Saturday, November 24, 2012

Steven Spielberg and Hollywood History

Steven Spielberg's LINCOLN is another triumph for the director, and it will surely be given a number of Oscar nominations. Some people seem surprised that Spielberg made this movie, but they really shouldn't.

When one thinks of Steven Spielberg, the first thing that comes to mind are the many huge box-office spectaculars he has helmed. But he's also directed more historical dramas than just about any contemporary filmmaker--THE COLOR PURPLE, EMPIRE OF THE SUN, SCHINDLER'S LIST, SAVING PRIVATE RYAN, AMISTAD, MUNICH, and WAR HORSE. Even films that are not considered "historical" such as the INDIANA JONES series and CATCH ME IF YOU CAN, deal with a specific time period. One of the great things about movies is that they are able to take you to a time and place that you can never really experience--they are sort of a time machine, if you will. The Hollywood studios of the 1930s-1950s did that better than anyone else, and Steven Spielberg is a descendant of that system.

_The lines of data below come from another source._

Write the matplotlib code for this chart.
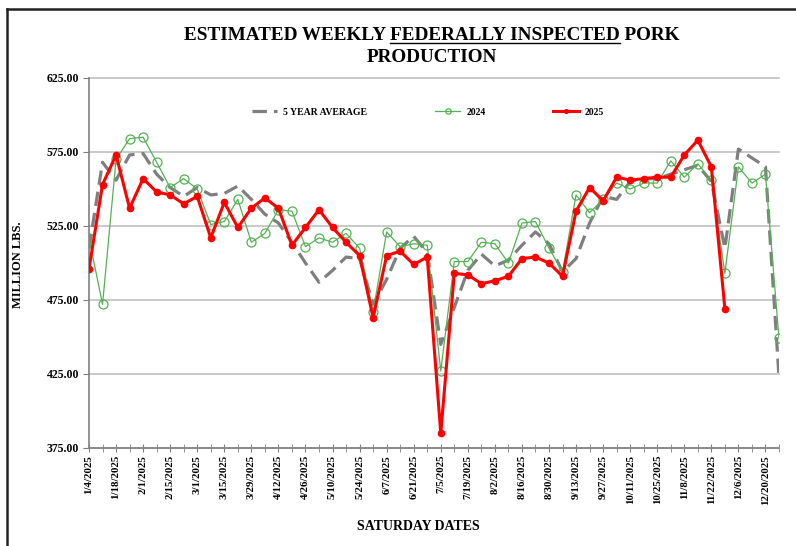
import matplotlib
matplotlib.use("Agg")
import matplotlib.pyplot as plt
from matplotlib.lines import Line2D
from matplotlib.ticker import FuncFormatter
import numpy as np

# Saturday week-ending dates, 2025
weeks = [
    "1/4/2025", "1/11/2025", "1/18/2025", "1/25/2025", "2/1/2025", "2/8/2025",
    "2/15/2025", "2/22/2025", "3/1/2025", "3/8/2025", "3/15/2025", "3/22/2025",
    "3/29/2025", "4/5/2025", "4/12/2025", "4/19/2025", "4/26/2025", "5/3/2025",
    "5/10/2025", "5/17/2025", "5/24/2025", "5/31/2025", "6/7/2025", "6/14/2025",
    "6/21/2025", "6/28/2025", "7/5/2025", "7/12/2025", "7/19/2025", "7/26/2025",
    "8/2/2025", "8/9/2025", "8/16/2025", "8/23/2025", "8/30/2025", "9/6/2025",
    "9/13/2025", "9/20/2025", "9/27/2025", "10/4/2025", "10/11/2025", "10/18/2025",
    "10/25/2025", "11/1/2025", "11/8/2025", "11/15/2025", "11/22/2025", "11/29/2025",
    "12/6/2025", "12/13/2025", "12/20/2025", "12/27/2025",
]

# million lbs
avg_5yr = [510, 568, 556, 573, 574, 560, 551, 545, 551, 546, 547, 552, 543,
           533, 527, 514, 500, 487, 495, 504, 503, 472, 489, 510, 518, 507,
           445, 470, 495, 506, 498, 502, 512, 521, 513, 494, 503, 527, 545,
           543, 555, 557, 557, 560, 563, 566, 555, 510, 577, 571, 565, 423]
prod_2024 = [517, 472, 570, 584, 585, 568, 551, 557, 550, 526, 528, 543, 514,
             520, 536, 535, 511, 517, 514, 520, 510, 467, 521, 511, 513, 512,
             427, 501, 501, 514, 513, 500, 527, 528, 510, 494, 546, 534, 543,
             554, 550, 554, 554, 569, 558, 567, 556, 493, 565, 554, 560, 449]
prod_2025 = [496, 553, 573, 537, 557, 548, 546, 540, 545, 517, 541, 524, 537,
             544, 537, 512, 524, 536, 524, 514, 505, 463, 505, 508, 499, 504,
             385, 493, 492, 486, 488, 491, 503, 504, 500, 491, 535, 551, 542,
             558, 556, 557, 558, 558, 573, 583, 565, 469]
y_ticks = [375, 425, 475, 525, 575, 625]

plt.rcParams['font.family'] = ['Liberation Serif', 'DejaVu Serif']
plt.rcParams['font.weight'] = 'bold'

W, H = 796, 546
fig = plt.figure(figsize=(W / 100, H / 100), dpi=100)
ax = fig.add_axes([89 / W, 1 - 448 / H, 690 / W, 370 / H])

x = np.arange(len(weeks))
ax.plot(x, avg_5yr, color='#7f7f7f', lw=2.3, ls=(0, (4.5, 2.2)),
        label='5 YEAR AVERAGE', zorder=2)
ax.plot(x, prod_2024, color='#55b155', lw=0.9, marker='o', ms=6.5,
        mfc='none', mec='#55b155', mew=0.9, label='2024', zorder=3)
ax.plot(x[:len(prod_2025)], prod_2025, color='#ff0000', lw=2.2, marker='o',
        ms=4.5, label='2025', zorder=4)

ax.set_xlim(0, len(weeks) - 1)
ax.set_ylim(y_ticks[0], y_ticks[-1])
ax.set_yticks(y_ticks)
ax.yaxis.set_major_formatter(FuncFormatter(lambda v, p: f'{v:.2f}'))
ax.grid(axis='y', color='#c0c0c0', lw=1.2, clip_on=False)
ax.set_axisbelow(True)

ax.set_xticks(x[::2])
ax.set_xticklabels(weeks[::2], rotation=90, fontsize=7.8)
ax.set_xticks(x[1::2], minor=True)
ax.tick_params(axis='x', which='both', direction='inout', length=6,
               color='#808080', pad=2)
ax.tick_params(axis='y', direction='out', length=4, color='#808080',
               labelsize=8.5, pad=3)

for s in ('top', 'right'):
    ax.spines[s].set_visible(False)
for s in ('left', 'bottom'):
    ax.spines[s].set_color('#808080')
    ax.spines[s].set_linewidth(1.2)

ax.legend(loc='center', bbox_to_anchor=(0.491, 0.908), ncol=3, frameon=False,
          fontsize=7, handlelength=2.6, columnspacing=7, handletextpad=0.6,
          markerscale=0.6)

# title, with the underlined part
title_size = 13.8
title1 = "ESTIMATED WEEKLY FEDERALLY INSPECTED PORK"
t1 = fig.text(432 / W, 1 - 35 / H, title1, ha='center', va='center',
              fontsize=title_size, weight='bold')
fig.text(432 / W, 1 - 57 / H, "PRODUCTION", ha='center', va='center',
         fontsize=title_size, weight='bold')

fig.canvas.draw()
r = fig.canvas.get_renderer()


def text_width(s):
    t = fig.text(0, 0, s, fontsize=title_size, weight='bold')
    w = t.get_window_extent(r).width
    t.remove()
    return w


bb = t1.get_window_extent(r)
ul_end = bb.x0 + text_width("ESTIMATED WEEKLY FEDERALLY INSPECTED")
ul_start = ul_end - text_width("FEDERALLY INSPECTED")
fig.add_artist(Line2D([ul_start / W, ul_end / W], [1 - 43 / H, 1 - 43 / H],
                      transform=fig.transFigure, color='black', lw=1.0))

fig.text(18 / W, 1 - 265 / H, "MILLION LBS.", rotation=90, ha='center',
         va='center', fontsize=9, weight='bold')
fig.text(418 / W, 1 - 527 / H, "SATURDAY DATES", ha='center', va='center',
         fontsize=10, weight='bold')

# chart frame (left and top edges visible in the crop)
fig.add_artist(Line2D([7 / W, 7 / W], [0, 1 - 9 / H], transform=fig.transFigure,
                      color='#222222', lw=1.8))
fig.add_artist(Line2D([7 / W, 1], [1 - 9 / H, 1 - 9 / H], transform=fig.transFigure,
                      color='#222222', lw=1.8))

fig.savefig("out.png", dpi=100)
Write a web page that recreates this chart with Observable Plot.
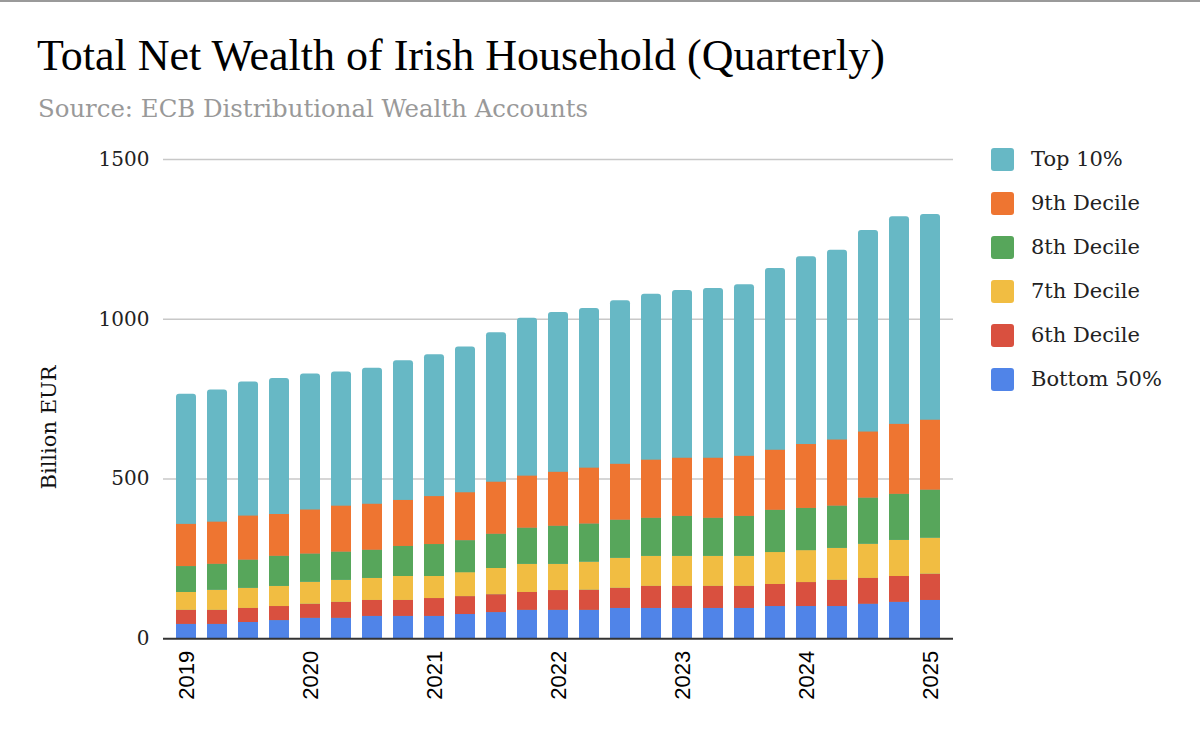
<!DOCTYPE html>
<html>
<head>
<meta charset="utf-8">
<script src="https://cdn.jsdelivr.net/npm/d3@7"></script>
<script src="https://cdn.jsdelivr.net/npm/@observablehq/plot@0.6"></script>
<style>
  html, body { margin: 0; padding: 0; background: #fff; }
  #wrap { position: relative; width: 1200px; height: 742px; overflow: hidden; background: #fff; }
  #topline { position: absolute; left: 0; top: 0; width: 1200px; height: 2px; background: #9a9a9a; }
  #title { position: absolute; left: 37px; top: 34px; font-family: "Liberation Serif", serif; font-size: 44px; line-height: 44px; color: #000; white-space: nowrap; }
  #sub { position: absolute; left: 38px; top: 96.5px; font-family: "DejaVu Serif", serif; font-size: 24.4px; line-height: 24.4px; color: #999; white-space: nowrap; }
  #chart { position: absolute; left: 0; top: 0; }
  #ylabel { position: absolute; left: -51px; top: 417px; width: 200px; text-align: center; font-family: "DejaVu Serif", serif; font-size: 21px; line-height: 21px; color: #111; transform: rotate(-90deg); transform-origin: 50% 50%; white-space: nowrap; }
  #legend { position: absolute; left: 991px; top: 0; }
  .lrow { position: absolute; left: 0; height: 23px; display: flex; align-items: center; white-space: nowrap; }
  .lsw { width: 23px; height: 23px; border-radius: 3px; margin-right: 17px; flex: none; }
  .ltx { font-family: "DejaVu Serif", serif; font-size: 21px; line-height: 21px; color: #222; }
</style>
</head>
<body>
<div id="wrap">
  <div id="chart"></div>
  <div id="topline"></div>
  <div id="title">Total Net Wealth of Irish Household (Quarterly)</div>
  <div id="sub">Source: ECB Distributional Wealth Accounts</div>
  <div id="ylabel">Billion EUR</div>
  <div id="legend"></div>
</div>
<script>
// Quarterly categories (2019 Q1 – 2025 Q1)
const quarters = [
  "2019Q1","2019Q2","2019Q3","2019Q4",
  "2020Q1","2020Q2","2020Q3","2020Q4",
  "2021Q1","2021Q2","2021Q3","2021Q4",
  "2022Q1","2022Q2","2022Q3","2022Q4",
  "2023Q1","2023Q2","2023Q3","2023Q4",
  "2024Q1","2024Q2","2024Q3","2024Q4",
  "2025Q1"
];
const xTickQuarters = ["2019Q1","2020Q1","2021Q1","2022Q1","2023Q1","2024Q1","2025Q1"];
const yTicks = [0, 500, 1000, 1500];

// Series values, billion EUR
const bottom50 = [45,45,51,57,64,64,70,70,70,76,82,89,89,89,95,95,95,95,95,101,101,101,108,114,120];
const decile6  = [44,44,44,44,44,50,50,50,56,56,56,56,62,63,63,69,69,69,69,69,75,82,81,81,82];
const decile7  = [56,63,63,63,69,69,69,75,69,75,82,88,82,88,94,94,94,94,94,100,100,100,107,113,113];
const decile8  = [81,81,88,94,88,88,88,94,100,100,107,113,119,119,119,119,125,119,125,132,132,132,144,144,150];
const decile9  = [132,132,138,131,138,144,144,144,150,150,163,163,169,175,175,182,182,188,188,188,200,207,207,219,219];
const top10    = [407,414,420,426,426,420,426,437,444,456,468,494,500,500,512,519,525,531,537,569,588,594,631,650,644];

// Series names (bottom to top) and colours
const seriesNames = ["Bottom 50%","6th Decile","7th Decile","8th Decile","9th Decile","Top 10%"];
const seriesColors = ["#5084e8","#d9503f","#f1bd42","#57a65b","#ee7531","#67b8c5"];
const seriesValues = [bottom50, decile6, decile7, decile8, decile9, top10];

// Build tables for Plot
const lowerRows = [];
for (let s = 0; s < 5; s++) {
  quarters.forEach((q, i) => lowerRows.push({quarter: q, series: seriesNames[s], value: seriesValues[s][i]}));
}
const totalRows = quarters.map((q, i) => ({
  quarter: q,
  total: seriesValues.reduce((acc, arr) => acc + arr[i], 0)
}));

const chart = Plot.plot({
  width: 1200,
  height: 742,
  marginTop: 159,
  marginBottom: 103.7,
  marginLeft: 163,
  marginRight: 247,
  style: {background: "transparent", fontFamily: "DejaVu Serif", fontSize: "20px", color: "#222"},
  x: {type: "band", domain: quarters, paddingInner: 0.36, paddingOuter: 0.35, label: null},
  y: {domain: [0, 1500], label: null},
  color: {domain: seriesNames, range: seriesColors},
  marks: [
    Plot.ruleY([500, 1000, 1500], {stroke: "#c8c8c8", strokeWidth: 1.5}),
    Plot.barY(totalRows, {x: "quarter", y: "total", fill: seriesColors[5], rx: 3}),
    Plot.barY(lowerRows, {x: "quarter", y: "value", fill: "series", order: seriesNames}),
    Plot.ruleY([0], {stroke: "#333", strokeWidth: 2}),
    Plot.axisY({ticks: yTicks, tickFormat: d => String(d), tickSize: 0, tickPadding: 14, label: null, fontFamily: "DejaVu Serif", fontSize: 20, fill: "#222"}),
    Plot.axisX({ticks: xTickQuarters, tickFormat: d => d.slice(0, 4), tickRotate: -90, tickSize: 0, tickPadding: 12, label: null, fontFamily: "Liberation Sans", fontSize: 22, fill: "#000"})
  ]
});
document.getElementById("chart").appendChild(chart);

// Legend (top of stack first)
const legend = document.getElementById("legend");
const legendOrder = [5, 4, 3, 2, 1, 0];
legendOrder.forEach((s, k) => {
  const row = document.createElement("div");
  row.className = "lrow";
  row.style.top = (148 + k * 44) + "px";
  const sw = document.createElement("div");
  sw.className = "lsw";
  sw.style.background = seriesColors[s];
  const tx = document.createElement("span");
  tx.className = "ltx";
  tx.textContent = seriesNames[s];
  row.appendChild(sw);
  row.appendChild(tx);
  legend.appendChild(row);
});
</script>
</body>
</html>
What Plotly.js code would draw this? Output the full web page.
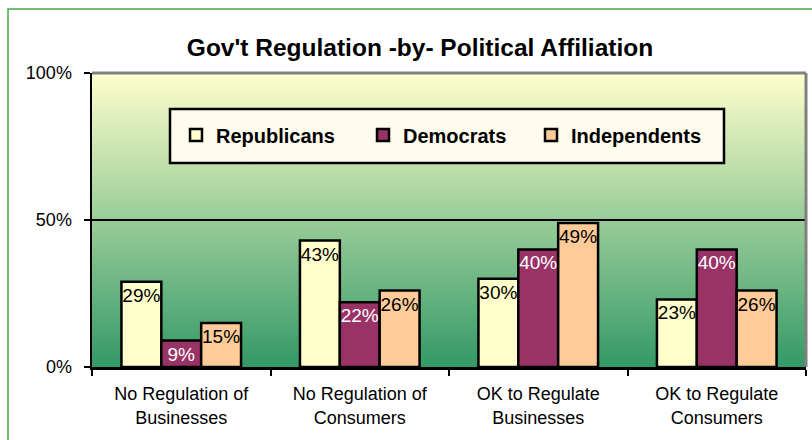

Spielberg is usually lumped in with his contemporaries--directors such as George Lucas, Francis Ford Coppola, Brian De Palma, and Martin Scorsese. While he has a lot in common with them (most of them were film students who broke into the business in the late sixties), Spielberg isn't really like them at all. He certainly isn't one of the "Raging Bulls and Easy Riders"--he's not a rebel and he's not an experimentalist. Even when dealing with important subjects and/or controversial events, Spielberg is still able to make his films accessible to a mass-market audience. In this way Spielberg fits in more with the old Hollywood studio system than the 21st Century.

Spielberg's real contemporaries are Michael Curtiz, Howard Hawks, and John Ford. Just like those men, Spielberg has worked in just about every type of film genre. He has the ability to change his style for a certain story and film--something Hollywood studio directors had to do out of necessity.
LINCOLN is a perfect example of this. It's an actor's movie, not a director's. There's not a multitude of grand battle sequences or sweeping visuals. In LINCOLN Spielberg gets out of the way, and lets the actors and the story do the work.

If there is one film director working today who could easily fit into the old Hollywood studio system, it is Steven Spielberg. Movie buffs are always saying, "They don't make movies like they used to." Steven Spielberg is one person that does.